WRITTEN REQUEST:
Identify the lines that contain the word "this" and copy each one.

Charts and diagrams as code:
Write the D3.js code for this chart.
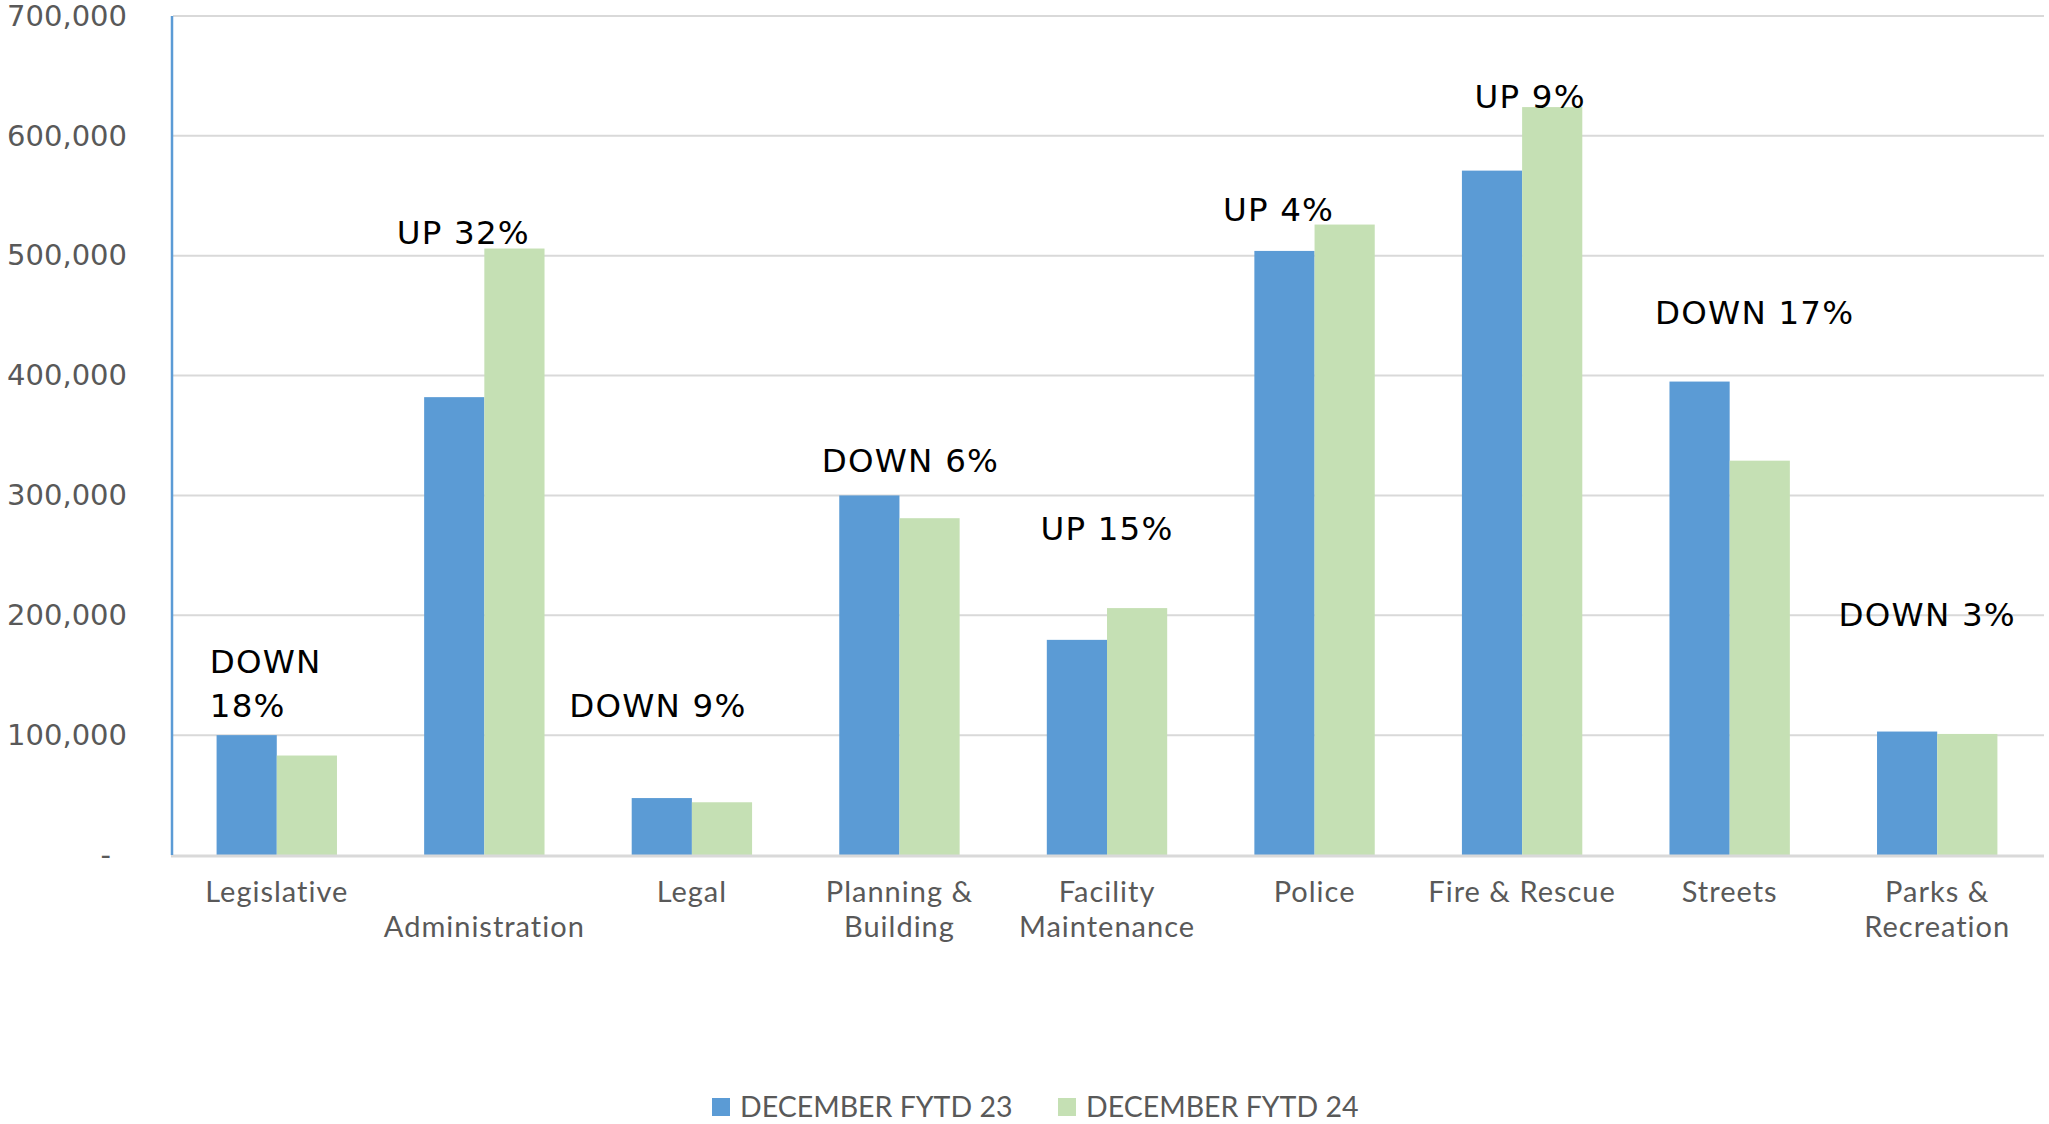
<!DOCTYPE html>
<html>
<head>
<meta charset="utf-8">
<script src="https://d3js.org/d3.v7.min.js"></script>
<style>
  body { margin: 0; background: #fff; }
  svg { display: block; }
</style>
</head>
<body>
<svg id="chart" width="2049" height="1124"></svg>
<script>
// Chart data
const departments = ["Legislative", "Administration", "Legal", "Planning & Building", "Facility Maintenance",
    "Police", "Fire & Rescue", "Streets", "Parks & Recreation"];
const axisLines = [["Legislative"], ["", "Administration"], ["Legal"], ["Planning &", "Building"],
    ["Facility", "Maintenance"], ["Police"], ["Fire & Rescue"], ["Streets"], ["Parks &", "Recreation"]];
const seriesNames = ["DECEMBER FYTD 23", "DECEMBER FYTD 24"];
const fytd23 = [100000, 382000, 47500, 300000, 179500, 504000, 571000, 395000, 103000];
const fytd24 = [83000, 506000, 44000, 281000, 206000, 526000, 624000, 329000, 101000];
const changeNotes = [["DOWN", "18%"], ["UP 32%"], ["DOWN 9%"], ["DOWN 6%"], ["UP 15%"],
    ["UP 4%"], ["UP 9%"], ["DOWN 17%"], ["DOWN 3%"]];
// where each change note sits: value level of its baseline, and shift from the group centre
const noteLevel = [151800, 509600, 115100, 319400, 262700, 528800, 623400, 442900, 191200];
const noteShift = [-67, -21, -34, 11, 0, -36, 8, 25, -10];
const yTicks = [0, 100000, 200000, 300000, 400000, 500000, 600000, 700000];

const colors = ["#5B9BD5", "#C5E0B4"];
const labelFont = "Lato, 'Open Sans', sans-serif";
const numFont = "'DejaVu Sans', Verdana, sans-serif";

const svg = d3.select("#chart");
const margin = { left: 173, right: 8, top: 16, bottom: 269 };
const width = +svg.attr("width");
const height = +svg.attr("height");
const plotBottom = height - margin.bottom;

const x = d3.scaleBand()
    .domain(departments)
    .range([margin.left, width - margin.right])
    .paddingInner(0.42)
    .paddingOuter(0.21);

const xs = d3.scaleBand()
    .domain(seriesNames)
    .range([0, x.bandwidth()]);

const y = d3.scaleLinear()
    .domain([0, 700000])
    .range([plotBottom, margin.top]);

// gridlines
svg.append("g")
    .selectAll("line")
    .data(yTicks.filter(d => d > 0))
    .join("line")
    .attr("x1", margin.left)
    .attr("x2", width - margin.right + 3)
    .attr("y1", d => y(d))
    .attr("y2", d => y(d))
    .attr("stroke", "#d9d9d9")
    .attr("stroke-width", 2);

// y axis labels
const yAxis = d3.axisLeft(y)
    .tickValues(yTicks)
    .tickSize(0)
    .tickPadding(0)
    .tickFormat(d => d === 0 ? "-" : d3.format(",")(d));

svg.append("g")
    .attr("transform", `translate(${margin.left - 46},0)`)
    .call(yAxis)
    .call(g => g.select(".domain").remove())
    .call(g => g.selectAll("text")
        .attr("font-family", numFont)
        .attr("font-size", 29)
        .attr("fill", "#595959")
        .attr("dx", d => d === 0 ? -16 : 0));

// bars
const rows = departments.map((d, i) => ({ dept: d, values: [fytd23[i], fytd24[i]] }));

svg.append("g")
    .selectAll("g")
    .data(rows)
    .join("g")
    .attr("transform", d => `translate(${x(d.dept)},0)`)
    .selectAll("rect")
    .data(d => d.values.map((v, k) => ({ series: seriesNames[k], value: v, k })))
    .join("rect")
    .attr("x", d => xs(d.series))
    .attr("width", xs.bandwidth())
    .attr("y", d => y(d.value))
    .attr("height", d => plotBottom - y(d.value))
    .attr("fill", d => colors[d.k]);

// x axis baseline and left axis line
svg.append("line")
    .attr("x1", margin.left - 2)
    .attr("x2", width - margin.right + 3)
    .attr("y1", plotBottom + 1)
    .attr("y2", plotBottom + 1)
    .attr("stroke", "#d9d9d9")
    .attr("stroke-width", 3);

svg.append("line")
    .attr("x1", margin.left - 1)
    .attr("x2", margin.left - 1)
    .attr("y1", margin.top)
    .attr("y2", plotBottom)
    .attr("stroke", "#5B9BD5")
    .attr("stroke-width", 2.5);

// category labels
const cat = svg.append("g")
    .selectAll("text")
    .data(departments)
    .join("text")
    .attr("x", d => x(d) + x.bandwidth() / 2)
    .attr("y", plotBottom + 47)
    .attr("text-anchor", "middle")
    .attr("font-family", labelFont)
    .attr("font-size", 29)
    .attr("letter-spacing", 1)
    .attr("fill", "#595959");

cat.selectAll("tspan")
    .data((d, i) => axisLines[i])
    .join("tspan")
    .attr("x", function() { return d3.select(this.parentNode).attr("x"); })
    .attr("dy", (d, j) => j === 0 ? 0 : 35)
    .text(d => d);

// change notes
svg.append("g")
    .selectAll("text")
    .data(departments)
    .join("text")
    .attr("x", (d, i) => x(d) + x.bandwidth() / 2 + noteShift[i])
    .attr("y", (d, i) => y(noteLevel[i]))
    .attr("text-anchor", (d, i) => changeNotes[i].length > 1 ? "start" : "middle")
    .attr("font-family", numFont)
    .attr("font-size", 32.5)
    .attr("letter-spacing", 1.2)
    .attr("fill", "#000")
    .selectAll("tspan")
    .data((d, i) => changeNotes[i])
    .join("tspan")
    .attr("x", function() { return d3.select(this.parentNode).attr("x"); })
    .attr("dy", (d, j) => j === 0 ? 0 : 44)
    .text(d => d);

// legend
const legend = svg.append("g")
    .selectAll("g")
    .data(seriesNames)
    .join("g")
    .attr("transform", (d, i) => `translate(${712 + i * 346},1107)`);

legend.append("rect")
    .attr("x", 0)
    .attr("y", -9)
    .attr("width", 18)
    .attr("height", 18)
    .attr("fill", (d, i) => colors[i]);

legend.append("text")
    .attr("x", 28)
    .attr("dy", "0.35em")
    .attr("font-family", labelFont)
    .attr("font-size", 28.5)
    .attr("fill", "#595959")
    .text(d => d);
</script>
</body>
</html>
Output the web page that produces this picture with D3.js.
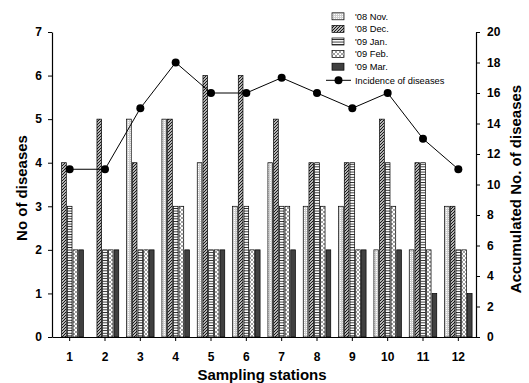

TASK SOLUTION:
Write the D3.js code for this chart.
    .attr("x", function() { return d3.select(this.parentNode).attr("x"); })
    .attr("x", function() { return d3.select(this.parentNode).attr("x"); })
Output the web page that produces this picture with D3.js.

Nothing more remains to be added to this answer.